Три недели непрерывной пытки запомнились острее и ужаснее, чем бормашина и кислород подкожно. Я не могла ни читать, ни писать. Почерк изменился до неузнаваемости, буквы не выводились. В памяти появились провалы. Чтобы хоть как-то отвлечься, я делала вместе с «психами» ручки на трудотерапии, но не могла долго сидеть. Со мной все было бы кончено, если бы друзья из 26-го отделения не отбили меня, не забрали бы к себе и не сняли бы американскими препаратами нейролептический шок.
В январе дело по 70-й закрыли (для того и освободили, чтобы закрыть). Я впервые увидела эту формулировку: «В связи с изменением обстановки в стране». Мы подали протест в прокуратуру (Царьков уже пришел в себя), заявляя, что обстановка в стране не изменилась, что никаких «клеветнических» материалов мы не распространяли, а все это была чистая правда. Игорь взял обратно свое октябрьское отречение. Но протест принят не был. И здесь я стала понимать (из намеков, полунамеков гэбистов, сопоставления фактов), почему я все еще была жива. Когда Маленький принц Сент-Экзюпери прилетает на одну планету, судья предлагает ему судить старую крысу и говорит: «Нужно время от времени приговаривать ее к смертной казни. Но потом каждый раз придется ее миловать. Надо беречь старую крысу, ведь она у нас одна». Я была такой старой крысой!
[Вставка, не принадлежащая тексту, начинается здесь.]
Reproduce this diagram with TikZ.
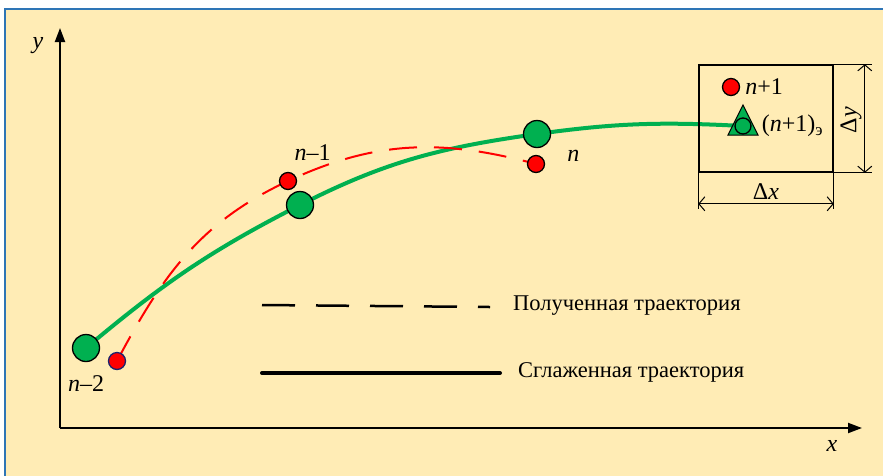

Мои четкие тенденции к 70-й статье, идеи свержения власти, революции, изменения строя — все это было нужно V отделу КГБ. Как же защищать конституционный строй, если его никто не подрывает! Нельзя же вечно врать, что защита прав человека — это подрывная деятельность… Так вот почему я жива! Не потому, что я нужна была своему народу, а потому, что я нужна КГБ, для оправдания штатного расписания! В очередной раз смертный приговор был отменен.
Вот четверть бьют часы опять, И руки снова стынут. Вот четверть бьют часы опять, А смерть, чтоб нас с тобой забрать, Дождется половины.